What counts as “monitoring” is not defined in more detail in the regulations. The preparatory works of similar regulations in the previous act highlight that the measure must have a certain duration or take place repeatedly. Monitoring differs from isolated incidents of access, which is permitted in several circumstances. The preparatory works also emphasise that it is not solely a question of whether the purpose is to monitor. The employer must also attach weight to the question of whether the employee may perceive the situation as monitoring.
Past decisions by the Data Protection Authority are not conclusive with regard to whether the employer is required to actually see the personal data for it to count as monitoring.
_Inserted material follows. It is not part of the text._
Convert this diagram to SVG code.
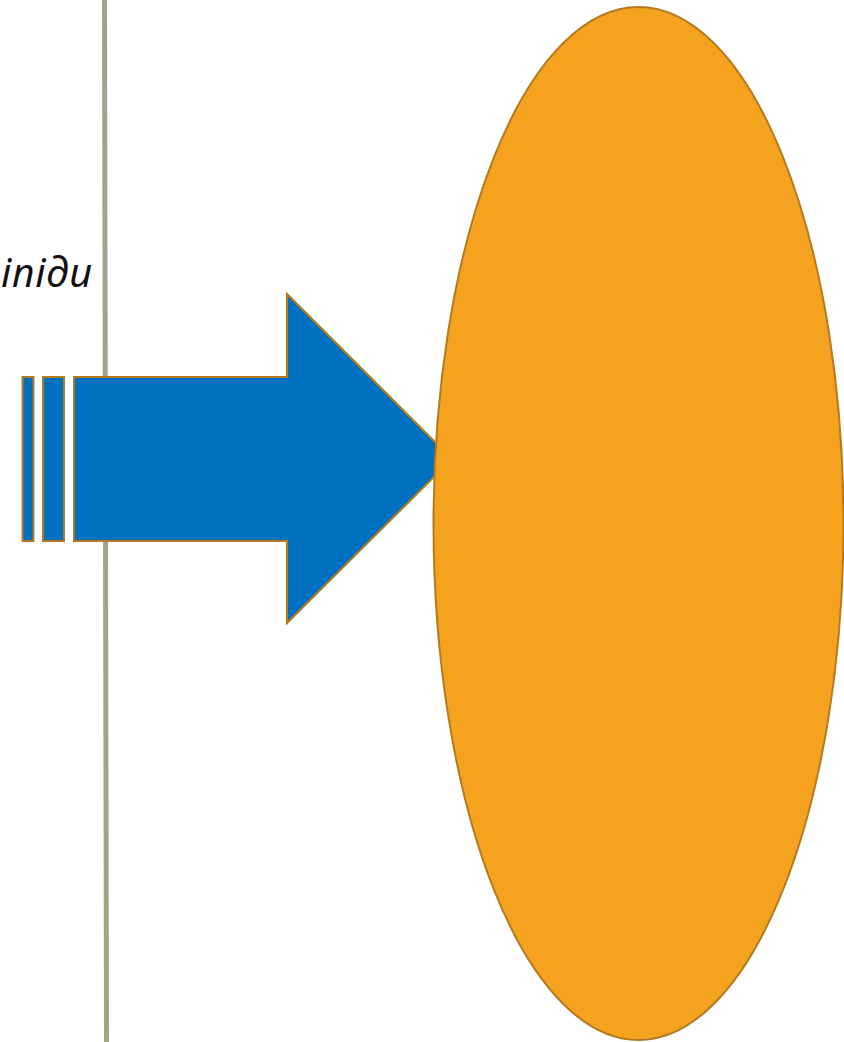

Monitoring is a broad term, and a natural linguistic understanding of the term may entail that collection and systematization are also affected by the prohibition. The fact that the provision is aimed at the employer's monitoring indicates that the employer must, at the very least, be able to access the data concerning the employees in order to be subject to the prohibition. This was the sandbox’s position in the project with Secure Practice as well.
After discussions in the sandbox project, there was a consensus that the prohibition on monitoring would not extend to the use of DAM for decision support. We have emphasized that the solution merely makes a suggestion in the administrator’s inbox, and that the information about the categories does not go any further.
In addition, the sandbox project recommends that technical and legal measures be implemented to prevent the employer from having access to the information collected by the solution about the individual employees. One such measure could be to implement a rule that prohibits or limits the use of the organization’s e-mail addresses for private purposes, as mentioned in the section on special categories of personal data.